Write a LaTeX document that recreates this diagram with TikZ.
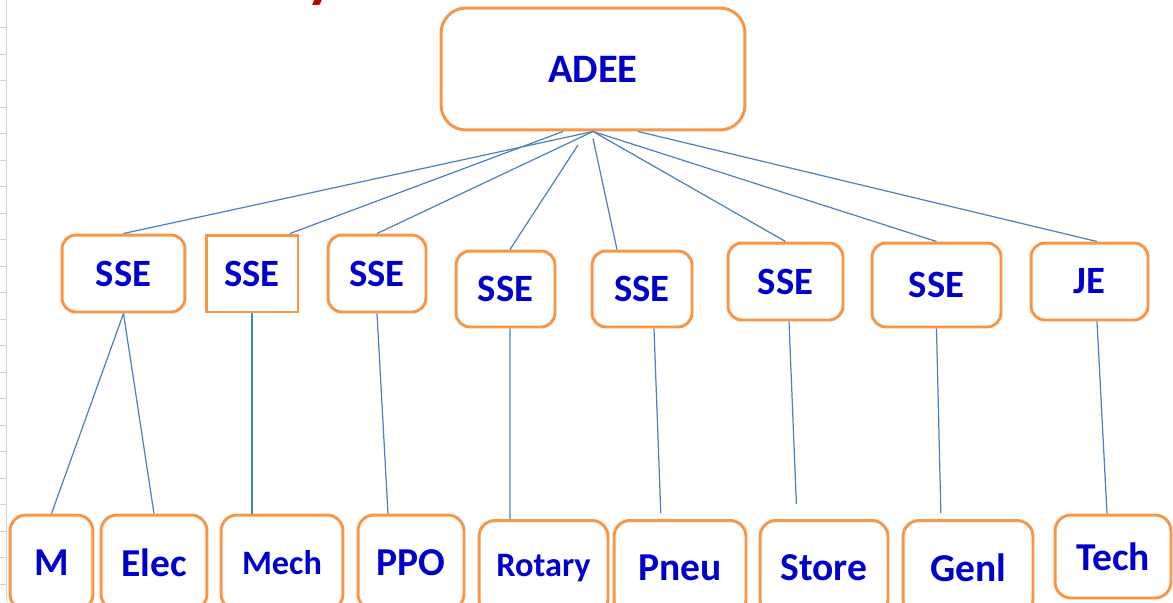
\documentclass[tikz,border=0pt]{standalone}
\usepackage{fontspec}
\setmainfont{Carlito}
\usetikzlibrary{calc}
\definecolor{boxorange}{RGB}{247,150,70}
\definecolor{linkblue}{RGB}{79,129,189}
\definecolor{textblue}{RGB}{0,0,204}
\definecolor{titlered}{RGB}{192,0,0}
\definecolor{gridgray}{RGB}{212,212,212}
\begin{document}
\begin{tikzpicture}[x=0.02cm,y=-0.02cm]
    \tikzstyle{box}=[rectangle,draw=boxorange,line width=1.7pt,rounded corners=0.28cm,inner sep=0pt,text=textblue,font=\fontsize{22}{25}\selectfont\bfseries,minimum height=1.54cm]
    \tikzstyle{leaf}=[box,minimum height=1.9cm,rounded corners=0.32cm,font=\fontsize{22.5}{25}\selectfont\bfseries]
    \tikzstyle{link}=[linkblue,line width=0.7pt]
    \tikzstyle{gridline}=[gridgray,line width=0.5pt]
    \useasboundingbox (0,0) rectangle (1173,602);
    \draw [gridline] (6,0) -- (6,602);
    \foreach \k in {0,...,21}
        \draw [gridline] (0,27.5+26.5*\k) -- (6,27.5+26.5*\k);
    \node (title) at (306,-5) [anchor=base west,inner sep=0pt,text=titlered,font=\fontsize{36}{40}\selectfont\bfseries] {y};
    \node (adee)   at (593,69)      [box,minimum width=6.08cm,minimum height=2.44cm,rounded corners=0.5cm,font=\fontsize{23}{26}\selectfont\bfseries] {ADEE};
    \node (sse1)   at (123.5,273.5) [box,minimum width=2.46cm] {SSE};
    \node (sse2)   at (252,273.5)   [box,minimum width=1.84cm,sharp corners] {SSE};
    \node (sse3)   at (377,273.5)   [box,minimum width=1.96cm] {SSE};
    \node (sse4)   at (505.5,289)   [box,minimum width=1.98cm,minimum height=1.52cm] {SSE};
    \node (sse5)   at (642,289)     [box,minimum width=2.0cm,minimum height=1.52cm] {SSE};
    \node (sse6)   at (785.5,281.5) [box,minimum width=2.3cm] {SSE};
    \node (sse7)   at (936.5,285)   [box,minimum width=2.58cm,minimum height=1.68cm] {SSE};
    \node (je)     at (1089.5,281.5) [box,minimum width=2.34cm] {JE};
    \node (m)      at (51.5,562.5)  [leaf,minimum width=1.66cm] {M};
    \node (elec)   at (154,562.5)   [leaf,minimum width=2.12cm] {Elec};
    \node (mech)   at (282,562.5)   [leaf,minimum width=2.44cm,font=\fontsize{19.5}{22}\selectfont\bfseries] {Mech};
    \node (ppo)    at (411,562.5)   [leaf,minimum width=2.12cm] {PPO};
    \node (rotary) at (543.5,568)   [leaf,minimum width=2.58cm,font=\fontsize{19.5}{22}\selectfont\bfseries] {Rotary};
    \node (pneu)   at (680,568)     [leaf,minimum width=2.64cm] {Pneu};
    \node (store)  at (824,568)     [leaf,minimum width=2.56cm] {Store};
    \node (genl)   at (968,568)     [leaf,minimum width=2.6cm] {Genl};
    \node (tech)   at (1113,556.5)  [leaf,minimum width=2.32cm,minimum height=1.66cm] {Tech};
    \coordinate (stub4) at (578,145);
    \draw [link] (adee.south) -- (sse1.north);
    \draw [link] ($(adee.south)+(-30,0)$) -- ($(sse2.north)+(38,0)$);
    \draw [link] (adee.south) -- (sse3.north);
    \draw [link] ($(sse4.north)+(4.5,0)$) -- (stub4);
    \draw [link] ($(adee.south)+(0,7)$) -- ($(sse5.north)+(-25,0)$);
    \draw [link] (adee.south) -- (sse6.north);
    \draw [link] (adee.south) -- (sse7.north);
    \draw [link] ($(adee.south)+(45,0)$) -- ($(je.north)+(7.5,0)$);
    \draw [link] (sse1.south) -- (m.north);
    \draw [link] (sse1.south) -- (elec.north);
    \draw [link] (sse2.south) -- ($(mech.north)+(-30,0)$);
    \draw [link] (sse3.south) -- ($(ppo.north)+(-23,0)$);
    \draw [link] ($(sse4.south)+(4.5,0)$) -- ($(rotary.north)+(-33.5,0)$);
    \draw [link,shorten >=0.12cm] ($(sse5.south)+(12,0)$) -- ($(pneu.north)+(-19,0)$);
    \draw [link,shorten >=0.3cm] ($(sse6.south)+(3.5,0)$) -- ($(store.north)+(-27,0)$);
    \draw [link,shorten >=0.12cm] (sse7.south) -- ($(genl.north)+(-27,0)$);
    \draw [link] ($(je.south)+(7.5,0)$) -- ($(tech.north)+(-6,0)$);
\end{tikzpicture}
\end{document}
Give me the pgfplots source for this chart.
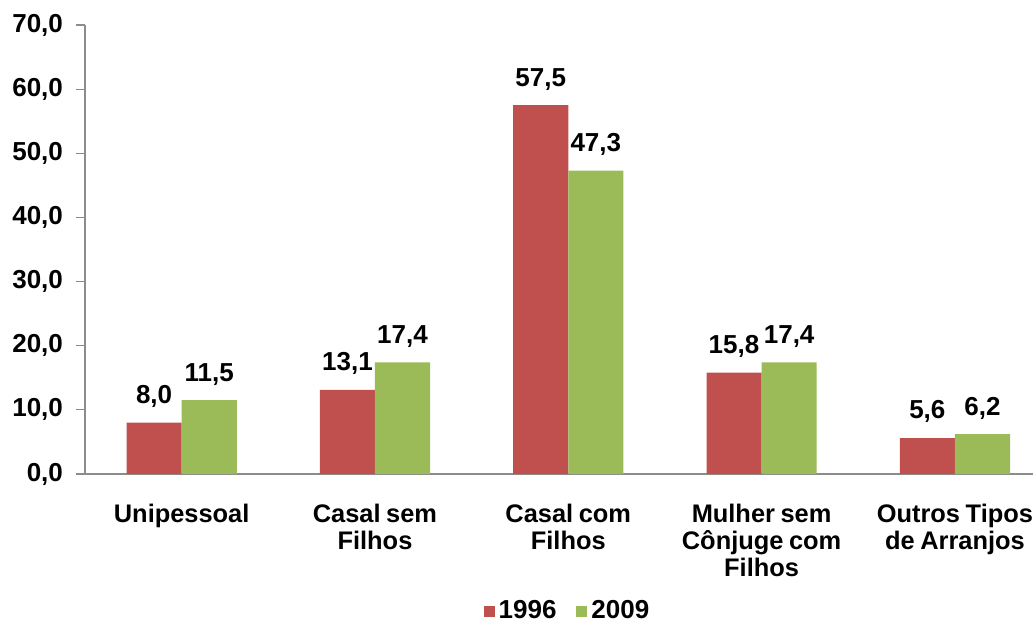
\documentclass[border=0pt]{standalone}
\usepackage{pgfplots}
\pgfplotsset{compat=1.18}
\usepackage{fontspec}
\setmainfont{Liberation Sans}

\definecolor{barred}{HTML}{C0504D}
\definecolor{bargreen}{HTML}{9BBB59}
\definecolor{axisgray}{HTML}{8C8C8C}

\newcommand{\lblfont}{\bfseries\fontsize{13}{13.4}\selectfont}
\newcommand{\catfont}{\bfseries\fontsize{12.7}{13.4}\selectfont\spaceskip=0.22em plus 0.1em}

\begin{document}
\begin{tikzpicture}
\path[use as bounding box] (0,0) rectangle (516.5pt,314pt);
\begin{axis}[
  at={(42.5pt,77pt)}, anchor=south west,
  scale only axis,
  width=474pt, height=224.5pt,
  ybar=0pt,
  bar width=0.285,
  xmin=-0.5, xmax=4.404,
  ymin=0, ymax=70,
  ytick={0,10,...,70},
  xtick={0,1,2,3,4},
  xticklabels={Unipessoal, {Casal sem\\Filhos}, {Casal com\\Filhos}, {Mulher sem\\Cônjuge com\\Filhos}, {Outros Tipos\\de Arranjos}},
  x tick style={draw=none},
  extra x ticks={-0.5,0.5,1.5,2.5,3.5},
  extra x tick labels={},
  extra x tick style={tick style={draw=axisgray, line width=0.6pt}, major tick length=3pt},
  axis x line*=bottom,
  axis y line*=left,
  axis line style={draw=axisgray, line width=0.6pt},
  y tick style={draw=axisgray, line width=0.6pt},
  tick align=outside,
  major tick length=4.5pt,
  /pgf/number format/.cd, fixed, fixed zerofill, precision=1, use comma, assume math mode=true,
  /pgfplots/.cd,
  yticklabel style={font=\lblfont, xshift=-3pt},
  xticklabel style={font=\catfont, align=center, yshift=-7pt},
  nodes near coords,
  every node near coord/.append style={font=\lblfont, yshift=4pt,
    /pgf/number format/.cd, fixed, fixed zerofill, precision=1, use comma, assume math mode=true},
  legend columns=2,
  legend style={draw=none, fill=none, font=\lblfont,
    at={(0.51,-0.305)}, anchor=center,
    /tikz/every even column/.append style={column sep=8pt}},
  legend image code/.code={\fill[#1] (0pt,-3pt) rectangle (5.5pt,2.5pt);},
]
\addplot[fill=barred, draw=none] coordinates {(0,8.0) (1,13.1) (2,57.5) (3,15.8) (4,5.6)};
\addplot[fill=bargreen, draw=none] coordinates {(0,11.5) (1,17.4) (2,47.3) (3,17.4) (4,6.2)};
\legend{1996, 2009}
\end{axis}
\end{tikzpicture}
\end{document}
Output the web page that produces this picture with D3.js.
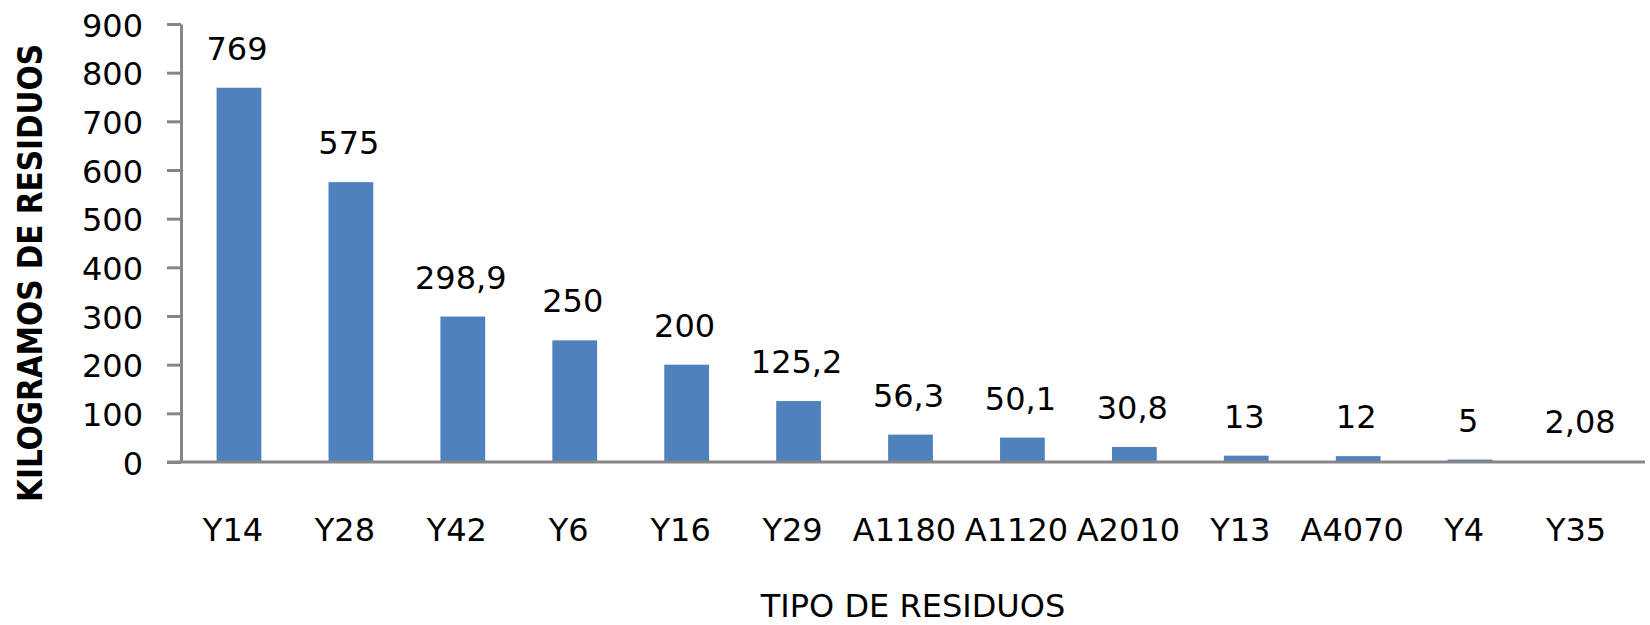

*DIRECTION*
Repeat the records above verbatim, with no pictures in the result.

*OUTPUT OF THE EXERCISE*
Write a LaTeX document that recreates this diagram with TikZ.
\documentclass[tikz,border=0pt]{standalone}
\usepackage{fontspec}
\setmainfont{Carlito}
\usetikzlibrary{calc}
\definecolor{boxorange}{RGB}{247,150,70}
\definecolor{linkblue}{RGB}{79,129,189}
\definecolor{textblue}{RGB}{0,0,204}
\definecolor{titlered}{RGB}{192,0,0}
\definecolor{gridgray}{RGB}{212,212,212}
\begin{document}
\begin{tikzpicture}[x=0.02cm,y=-0.02cm]
    \tikzstyle{box}=[rectangle,draw=boxorange,line width=1.7pt,rounded corners=0.28cm,inner sep=0pt,text=textblue,font=\fontsize{22}{25}\selectfont\bfseries,minimum height=1.54cm]
    \tikzstyle{leaf}=[box,minimum height=1.9cm,rounded corners=0.32cm,font=\fontsize{22.5}{25}\selectfont\bfseries]
    \tikzstyle{link}=[linkblue,line width=0.7pt]
    \tikzstyle{gridline}=[gridgray,line width=0.5pt]
    \useasboundingbox (0,0) rectangle (1173,602);
    \draw [gridline] (6,0) -- (6,602);
    \foreach \k in {0,...,21}
        \draw [gridline] (0,27.5+26.5*\k) -- (6,27.5+26.5*\k);
    \node (title) at (306,-5) [anchor=base west,inner sep=0pt,text=titlered,font=\fontsize{36}{40}\selectfont\bfseries] {y};
    \node (adee)   at (593,69)      [box,minimum width=6.08cm,minimum height=2.44cm,rounded corners=0.5cm,font=\fontsize{23}{26}\selectfont\bfseries] {ADEE};
    \node (sse1)   at (123.5,273.5) [box,minimum width=2.46cm] {SSE};
    \node (sse2)   at (252,273.5)   [box,minimum width=1.84cm,sharp corners] {SSE};
    \node (sse3)   at (377,273.5)   [box,minimum width=1.96cm] {SSE};
    \node (sse4)   at (505.5,289)   [box,minimum width=1.98cm,minimum height=1.52cm] {SSE};
    \node (sse5)   at (642,289)     [box,minimum width=2.0cm,minimum height=1.52cm] {SSE};
    \node (sse6)   at (785.5,281.5) [box,minimum width=2.3cm] {SSE};
    \node (sse7)   at (936.5,285)   [box,minimum width=2.58cm,minimum height=1.68cm] {SSE};
    \node (je)     at (1089.5,281.5) [box,minimum width=2.34cm] {JE};
    \node (m)      at (51.5,562.5)  [leaf,minimum width=1.66cm] {M};
    \node (elec)   at (154,562.5)   [leaf,minimum width=2.12cm] {Elec};
    \node (mech)   at (282,562.5)   [leaf,minimum width=2.44cm,font=\fontsize{19.5}{22}\selectfont\bfseries] {Mech};
    \node (ppo)    at (411,562.5)   [leaf,minimum width=2.12cm] {PPO};
    \node (rotary) at (543.5,568)   [leaf,minimum width=2.58cm,font=\fontsize{19.5}{22}\selectfont\bfseries] {Rotary};
    \node (pneu)   at (680,568)     [leaf,minimum width=2.64cm] {Pneu};
    \node (store)  at (824,568)     [leaf,minimum width=2.56cm] {Store};
    \node (genl)   at (968,568)     [leaf,minimum width=2.6cm] {Genl};
    \node (tech)   at (1113,556.5)  [leaf,minimum width=2.32cm,minimum height=1.66cm] {Tech};
    \coordinate (stub4) at (578,145);
    \draw [link] (adee.south) -- (sse1.north);
    \draw [link] ($(adee.south)+(-30,0)$) -- ($(sse2.north)+(38,0)$);
    \draw [link] (adee.south) -- (sse3.north);
    \draw [link] ($(sse4.north)+(4.5,0)$) -- (stub4);
    \draw [link] ($(adee.south)+(0,7)$) -- ($(sse5.north)+(-25,0)$);
    \draw [link] (adee.south) -- (sse6.north);
    \draw [link] (adee.south) -- (sse7.north);
    \draw [link] ($(adee.south)+(45,0)$) -- ($(je.north)+(7.5,0)$);
    \draw [link] (sse1.south) -- (m.north);
    \draw [link] (sse1.south) -- (elec.north);
    \draw [link] (sse2.south) -- ($(mech.north)+(-30,0)$);
    \draw [link] (sse3.south) -- ($(ppo.north)+(-23,0)$);
    \draw [link] ($(sse4.south)+(4.5,0)$) -- ($(rotary.north)+(-33.5,0)$);
    \draw [link,shorten >=0.12cm] ($(sse5.south)+(12,0)$) -- ($(pneu.north)+(-19,0)$);
    \draw [link,shorten >=0.3cm] ($(sse6.south)+(3.5,0)$) -- ($(store.north)+(-27,0)$);
    \draw [link,shorten >=0.12cm] (sse7.south) -- ($(genl.north)+(-27,0)$);
    \draw [link] ($(je.south)+(7.5,0)$) -- ($(tech.north)+(-6,0)$);
\end{tikzpicture}
\end{document}
Give me the pgfplots source for this chart.
\documentclass[border=0pt]{standalone}
\usepackage{pgfplots}
\pgfplotsset{compat=1.18}
\usepackage{fontspec}
\setmainfont{Liberation Sans}

\definecolor{barred}{HTML}{C0504D}
\definecolor{bargreen}{HTML}{9BBB59}
\definecolor{axisgray}{HTML}{8C8C8C}

\newcommand{\lblfont}{\bfseries\fontsize{13}{13.4}\selectfont}
\newcommand{\catfont}{\bfseries\fontsize{12.7}{13.4}\selectfont\spaceskip=0.22em plus 0.1em}

\begin{document}
\begin{tikzpicture}
\path[use as bounding box] (0,0) rectangle (516.5pt,314pt);
\begin{axis}[
  at={(42.5pt,77pt)}, anchor=south west,
  scale only axis,
  width=474pt, height=224.5pt,
  ybar=0pt,
  bar width=0.285,
  xmin=-0.5, xmax=4.404,
  ymin=0, ymax=70,
  ytick={0,10,...,70},
  xtick={0,1,2,3,4},
  xticklabels={Unipessoal, {Casal sem\\Filhos}, {Casal com\\Filhos}, {Mulher sem\\Cônjuge com\\Filhos}, {Outros Tipos\\de Arranjos}},
  x tick style={draw=none},
  extra x ticks={-0.5,0.5,1.5,2.5,3.5},
  extra x tick labels={},
  extra x tick style={tick style={draw=axisgray, line width=0.6pt}, major tick length=3pt},
  axis x line*=bottom,
  axis y line*=left,
  axis line style={draw=axisgray, line width=0.6pt},
  y tick style={draw=axisgray, line width=0.6pt},
  tick align=outside,
  major tick length=4.5pt,
  /pgf/number format/.cd, fixed, fixed zerofill, precision=1, use comma, assume math mode=true,
  /pgfplots/.cd,
  yticklabel style={font=\lblfont, xshift=-3pt},
  xticklabel style={font=\catfont, align=center, yshift=-7pt},
  nodes near coords,
  every node near coord/.append style={font=\lblfont, yshift=4pt,
    /pgf/number format/.cd, fixed, fixed zerofill, precision=1, use comma, assume math mode=true},
  legend columns=2,
  legend style={draw=none, fill=none, font=\lblfont,
    at={(0.51,-0.305)}, anchor=center,
    /tikz/every even column/.append style={column sep=8pt}},
  legend image code/.code={\fill[#1] (0pt,-3pt) rectangle (5.5pt,2.5pt);},
]
\addplot[fill=barred, draw=none] coordinates {(0,8.0) (1,13.1) (2,57.5) (3,15.8) (4,5.6)};
\addplot[fill=bargreen, draw=none] coordinates {(0,11.5) (1,17.4) (2,47.3) (3,17.4) (4,6.2)};
\legend{1996, 2009}
\end{axis}
\end{tikzpicture}
\end{document}
Output the web page that produces this picture with D3.js.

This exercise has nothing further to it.